Listed entries —
= = =

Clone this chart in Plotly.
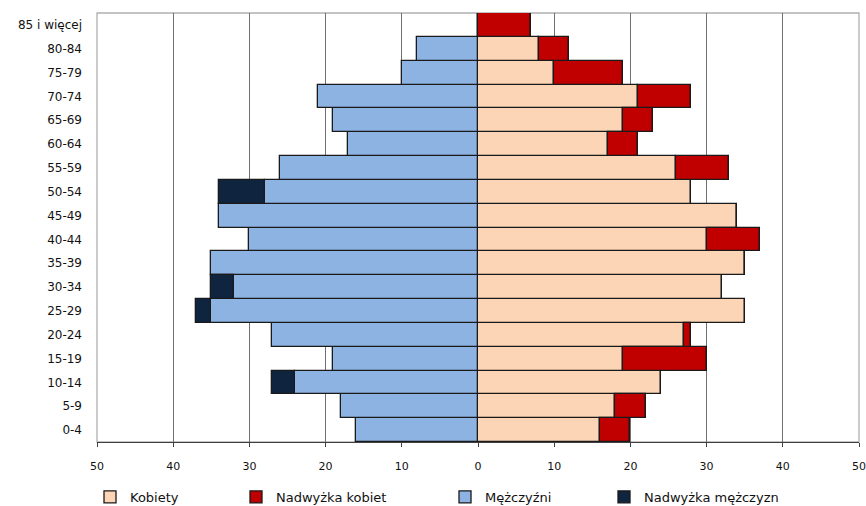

= = =

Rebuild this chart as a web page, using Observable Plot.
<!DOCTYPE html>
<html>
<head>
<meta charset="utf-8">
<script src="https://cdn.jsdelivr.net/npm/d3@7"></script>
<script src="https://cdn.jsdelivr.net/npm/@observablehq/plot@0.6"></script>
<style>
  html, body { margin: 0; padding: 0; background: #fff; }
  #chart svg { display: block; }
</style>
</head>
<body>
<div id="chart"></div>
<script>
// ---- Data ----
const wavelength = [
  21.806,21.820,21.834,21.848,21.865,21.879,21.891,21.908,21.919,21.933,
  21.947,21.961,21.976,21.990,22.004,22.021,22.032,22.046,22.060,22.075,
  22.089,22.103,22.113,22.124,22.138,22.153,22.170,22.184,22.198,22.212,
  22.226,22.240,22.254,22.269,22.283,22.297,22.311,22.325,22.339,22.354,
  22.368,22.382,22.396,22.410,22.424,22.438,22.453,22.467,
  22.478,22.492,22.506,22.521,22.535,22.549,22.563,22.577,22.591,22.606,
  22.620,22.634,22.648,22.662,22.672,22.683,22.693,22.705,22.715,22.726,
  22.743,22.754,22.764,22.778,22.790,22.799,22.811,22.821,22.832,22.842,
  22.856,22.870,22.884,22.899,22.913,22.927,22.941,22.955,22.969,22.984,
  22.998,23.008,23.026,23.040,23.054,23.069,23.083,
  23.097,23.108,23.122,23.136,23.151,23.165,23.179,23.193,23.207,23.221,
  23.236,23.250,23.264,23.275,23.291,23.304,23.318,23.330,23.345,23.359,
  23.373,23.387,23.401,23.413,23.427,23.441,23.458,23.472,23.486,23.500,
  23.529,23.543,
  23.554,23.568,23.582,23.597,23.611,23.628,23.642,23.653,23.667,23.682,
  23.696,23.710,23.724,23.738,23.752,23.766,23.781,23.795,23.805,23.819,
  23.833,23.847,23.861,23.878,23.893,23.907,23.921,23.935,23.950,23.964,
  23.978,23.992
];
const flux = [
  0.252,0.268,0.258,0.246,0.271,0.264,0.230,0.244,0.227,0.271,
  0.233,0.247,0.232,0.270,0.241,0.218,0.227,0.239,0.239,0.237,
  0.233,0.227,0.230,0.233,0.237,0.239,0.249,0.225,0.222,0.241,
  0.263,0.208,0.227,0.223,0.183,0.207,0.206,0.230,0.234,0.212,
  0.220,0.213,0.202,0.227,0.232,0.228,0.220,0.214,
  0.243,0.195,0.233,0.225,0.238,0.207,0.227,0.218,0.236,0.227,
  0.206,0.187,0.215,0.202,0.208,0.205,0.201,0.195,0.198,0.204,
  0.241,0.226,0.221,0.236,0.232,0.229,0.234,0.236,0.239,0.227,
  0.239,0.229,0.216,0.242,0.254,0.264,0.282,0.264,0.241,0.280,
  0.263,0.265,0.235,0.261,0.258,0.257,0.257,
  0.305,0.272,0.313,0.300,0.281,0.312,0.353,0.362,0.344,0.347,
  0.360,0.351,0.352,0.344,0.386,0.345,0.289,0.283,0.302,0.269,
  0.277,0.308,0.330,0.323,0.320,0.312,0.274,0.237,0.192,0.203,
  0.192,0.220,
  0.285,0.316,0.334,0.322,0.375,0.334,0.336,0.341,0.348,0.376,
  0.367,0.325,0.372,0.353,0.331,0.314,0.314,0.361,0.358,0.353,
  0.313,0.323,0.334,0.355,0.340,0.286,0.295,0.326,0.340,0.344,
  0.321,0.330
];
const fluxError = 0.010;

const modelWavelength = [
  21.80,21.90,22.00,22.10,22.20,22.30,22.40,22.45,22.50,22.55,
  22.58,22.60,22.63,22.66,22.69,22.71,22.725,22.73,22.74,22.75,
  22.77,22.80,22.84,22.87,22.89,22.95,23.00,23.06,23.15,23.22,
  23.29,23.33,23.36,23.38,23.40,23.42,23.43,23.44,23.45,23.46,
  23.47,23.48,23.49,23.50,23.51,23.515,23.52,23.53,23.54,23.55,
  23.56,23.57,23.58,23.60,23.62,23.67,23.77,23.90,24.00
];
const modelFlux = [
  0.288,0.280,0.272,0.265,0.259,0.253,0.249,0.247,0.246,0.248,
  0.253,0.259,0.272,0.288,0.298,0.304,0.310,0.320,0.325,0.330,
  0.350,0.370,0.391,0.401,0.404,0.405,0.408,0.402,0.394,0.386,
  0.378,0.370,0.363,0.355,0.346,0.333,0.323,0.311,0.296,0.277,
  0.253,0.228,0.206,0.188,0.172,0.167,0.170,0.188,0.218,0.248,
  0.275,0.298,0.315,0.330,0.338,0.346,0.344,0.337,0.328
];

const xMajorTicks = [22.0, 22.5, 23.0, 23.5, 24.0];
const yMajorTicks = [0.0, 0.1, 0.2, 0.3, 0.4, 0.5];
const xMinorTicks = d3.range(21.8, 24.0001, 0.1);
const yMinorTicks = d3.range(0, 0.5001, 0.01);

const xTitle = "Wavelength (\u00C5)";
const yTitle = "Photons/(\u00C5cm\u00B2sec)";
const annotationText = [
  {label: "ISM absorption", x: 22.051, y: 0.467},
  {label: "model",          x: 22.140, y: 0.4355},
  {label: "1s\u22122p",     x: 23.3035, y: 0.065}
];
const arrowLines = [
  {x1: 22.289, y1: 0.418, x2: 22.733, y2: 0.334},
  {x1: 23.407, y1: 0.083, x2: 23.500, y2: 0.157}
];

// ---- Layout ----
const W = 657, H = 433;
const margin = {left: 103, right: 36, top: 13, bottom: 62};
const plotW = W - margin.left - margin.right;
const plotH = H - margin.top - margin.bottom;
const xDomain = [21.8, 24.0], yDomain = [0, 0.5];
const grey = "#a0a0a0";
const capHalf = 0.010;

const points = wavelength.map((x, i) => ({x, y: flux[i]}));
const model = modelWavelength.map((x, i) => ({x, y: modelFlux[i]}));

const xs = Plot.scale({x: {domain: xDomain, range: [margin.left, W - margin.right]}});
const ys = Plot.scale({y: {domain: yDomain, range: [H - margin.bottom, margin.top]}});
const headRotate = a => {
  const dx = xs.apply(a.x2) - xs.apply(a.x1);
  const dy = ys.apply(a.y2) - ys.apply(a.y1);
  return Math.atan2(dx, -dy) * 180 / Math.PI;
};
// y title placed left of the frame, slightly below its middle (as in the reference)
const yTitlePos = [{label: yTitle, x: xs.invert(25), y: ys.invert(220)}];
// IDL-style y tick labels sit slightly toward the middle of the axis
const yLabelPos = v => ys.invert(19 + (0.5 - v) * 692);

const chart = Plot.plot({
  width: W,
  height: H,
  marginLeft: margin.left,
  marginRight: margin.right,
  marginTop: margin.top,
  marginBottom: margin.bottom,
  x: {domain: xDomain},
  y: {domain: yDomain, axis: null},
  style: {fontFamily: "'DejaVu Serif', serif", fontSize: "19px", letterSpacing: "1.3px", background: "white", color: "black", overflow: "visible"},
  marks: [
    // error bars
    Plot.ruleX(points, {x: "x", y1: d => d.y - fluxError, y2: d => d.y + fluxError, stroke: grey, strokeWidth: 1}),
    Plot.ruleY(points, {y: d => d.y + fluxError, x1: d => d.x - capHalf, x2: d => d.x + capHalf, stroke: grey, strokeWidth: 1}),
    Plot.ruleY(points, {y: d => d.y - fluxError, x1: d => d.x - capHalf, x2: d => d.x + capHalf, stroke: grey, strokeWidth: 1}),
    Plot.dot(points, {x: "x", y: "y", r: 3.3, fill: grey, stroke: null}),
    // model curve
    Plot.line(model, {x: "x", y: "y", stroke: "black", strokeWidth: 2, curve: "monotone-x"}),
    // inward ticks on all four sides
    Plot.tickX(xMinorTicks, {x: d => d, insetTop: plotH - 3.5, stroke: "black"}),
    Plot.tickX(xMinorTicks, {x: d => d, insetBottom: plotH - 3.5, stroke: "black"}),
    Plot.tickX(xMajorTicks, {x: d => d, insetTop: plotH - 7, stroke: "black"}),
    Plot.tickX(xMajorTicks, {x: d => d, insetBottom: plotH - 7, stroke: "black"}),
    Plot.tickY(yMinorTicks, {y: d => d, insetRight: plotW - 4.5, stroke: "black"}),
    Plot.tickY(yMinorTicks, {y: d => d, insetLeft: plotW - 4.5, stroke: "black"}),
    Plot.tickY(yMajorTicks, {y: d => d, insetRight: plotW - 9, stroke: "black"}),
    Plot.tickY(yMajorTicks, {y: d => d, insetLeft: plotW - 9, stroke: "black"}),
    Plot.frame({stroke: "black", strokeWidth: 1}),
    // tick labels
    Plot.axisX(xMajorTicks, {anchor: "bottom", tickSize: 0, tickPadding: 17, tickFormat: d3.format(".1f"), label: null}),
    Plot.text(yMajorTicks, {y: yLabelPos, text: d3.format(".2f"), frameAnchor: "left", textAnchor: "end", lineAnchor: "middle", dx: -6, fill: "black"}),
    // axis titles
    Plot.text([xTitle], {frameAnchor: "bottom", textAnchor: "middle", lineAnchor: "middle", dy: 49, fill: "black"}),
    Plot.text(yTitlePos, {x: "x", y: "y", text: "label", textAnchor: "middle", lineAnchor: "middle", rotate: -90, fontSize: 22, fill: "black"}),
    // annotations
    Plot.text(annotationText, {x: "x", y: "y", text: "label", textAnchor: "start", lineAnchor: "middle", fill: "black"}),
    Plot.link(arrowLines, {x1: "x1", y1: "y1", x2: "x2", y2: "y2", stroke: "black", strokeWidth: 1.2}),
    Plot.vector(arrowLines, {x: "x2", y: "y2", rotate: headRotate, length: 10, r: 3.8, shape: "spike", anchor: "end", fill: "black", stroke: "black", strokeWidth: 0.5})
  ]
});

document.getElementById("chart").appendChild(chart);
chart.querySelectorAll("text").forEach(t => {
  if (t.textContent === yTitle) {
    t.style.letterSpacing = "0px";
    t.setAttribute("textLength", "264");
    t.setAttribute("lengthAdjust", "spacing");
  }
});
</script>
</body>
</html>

= = =

To be done — Your task is to collect every line above that contains the word "chart".

Output below —
Clone this chart in Plotly.
Rebuild this chart as a web page, using Observable Plot.
  #chart svg { display: block; }
<div id="chart"></div>
const chart = Plot.plot({
document.getElementById("chart").appendChild(chart);
chart.querySelectorAll("text").forEach(t => {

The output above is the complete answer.